Support Vector Machines — Lecture series — Magnitude of a vector
In the previous post I spoke about the concept of a vector. Where I stated that a vector is a term that is used to describe any mathematical object that has a magnitude and a direction.
In this post, I am going to talk a little bit more about the concept of the magnitude of a vector. As I said in the previous post, some of you may be already familiar with these concepts, but others aren’t and this should benefit them too, so please bear with me :)
Learning objective:
Understand how to obtain the magnitude of a given vector.
The main question:
Supposing that you know the direction of a given vector but you have no knowledge of the magnitude of the vector, how do you obtain the magnitude?
Consider the image drawn in Fig. 1 below:
How would you obtain the magnitude of the vector in Fig. 1 above?
Well, you would observe that the vector forms a right-angle with regards to the direction that it is pointed in. This can be seen in Fig. 2 below:
Given the scenario in Fig 2, we can now easily calculate for the magnitude of the vector using the Pythagoras theorem.
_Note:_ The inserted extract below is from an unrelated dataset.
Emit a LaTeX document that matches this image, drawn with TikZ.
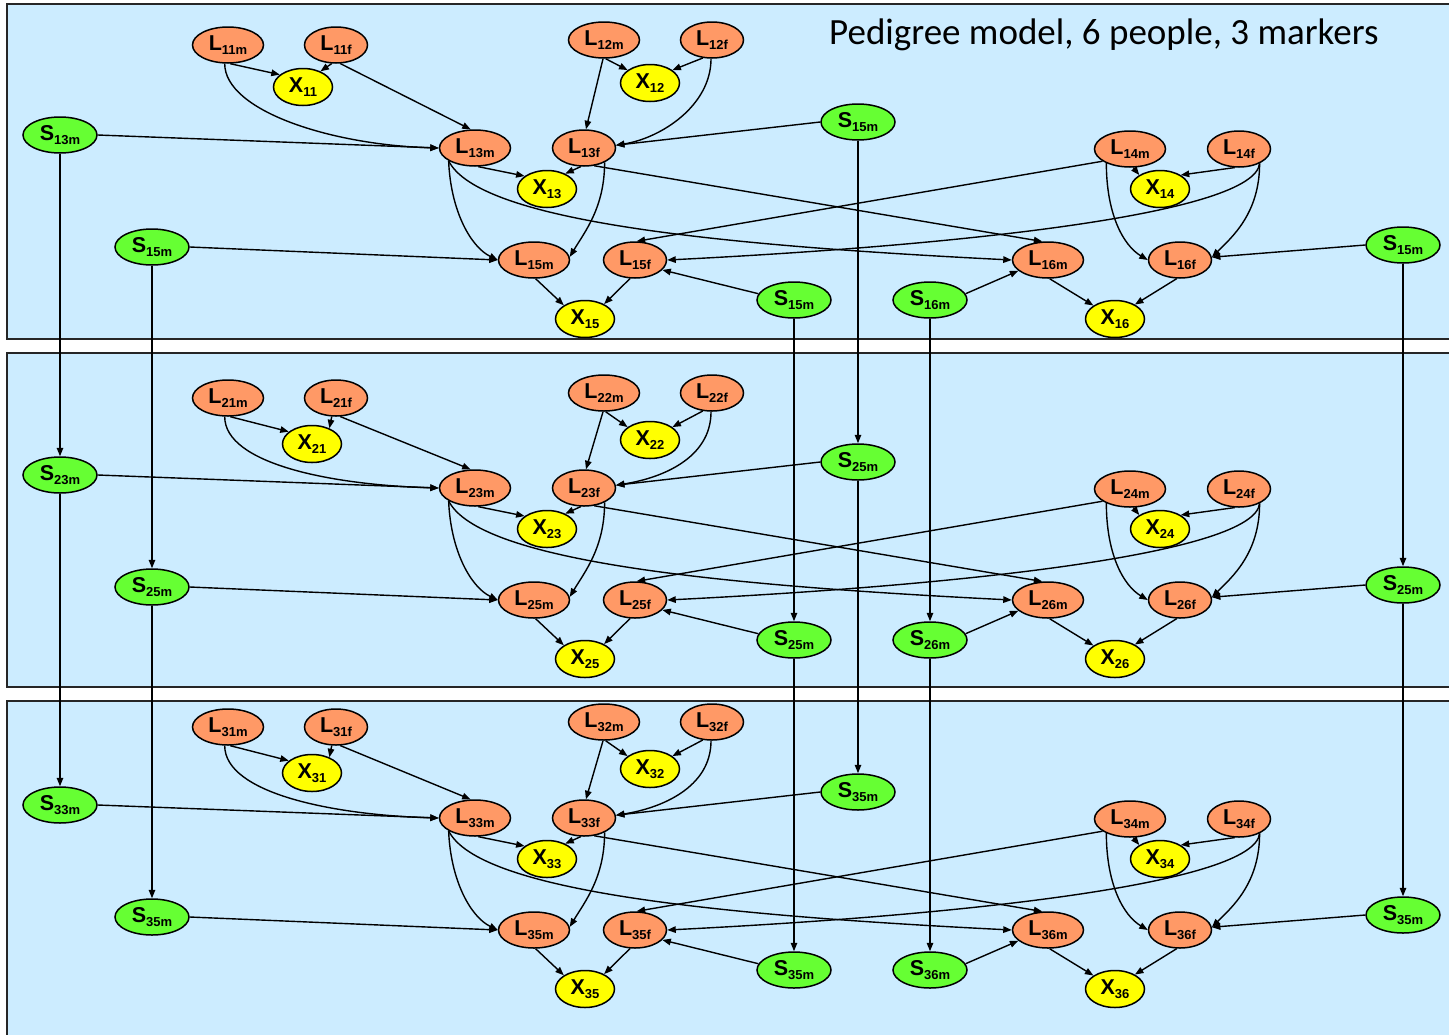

The Pythagoras theorem states that if you have a right-angled triangle, the sum of the square of the base of the triangle(a²) and the square of the height of the triangle(b²) is equal to the square of the hypotenuse of the triangle(c²).
Pythagoras theorem: a² + b² = c²
Since the magnitude of the vector is the hypotenuse of the right-angled triangle in Fig. 2, it is equal to the square root of the sum of 5² (which is the square of the base of the triangle) and 4²(which is the square of the height of the triangle). The magnitude is 6.4.
Since we now know all we need to know about the magnitude of a vector for Support Vector Machines, in next post we will take a closer look at the direction of the vector.
I hope at this point you are realising that machine learning algorithms are nothing more than very simple ideas strung together to produce something beautiful and incredibly useful in the real world.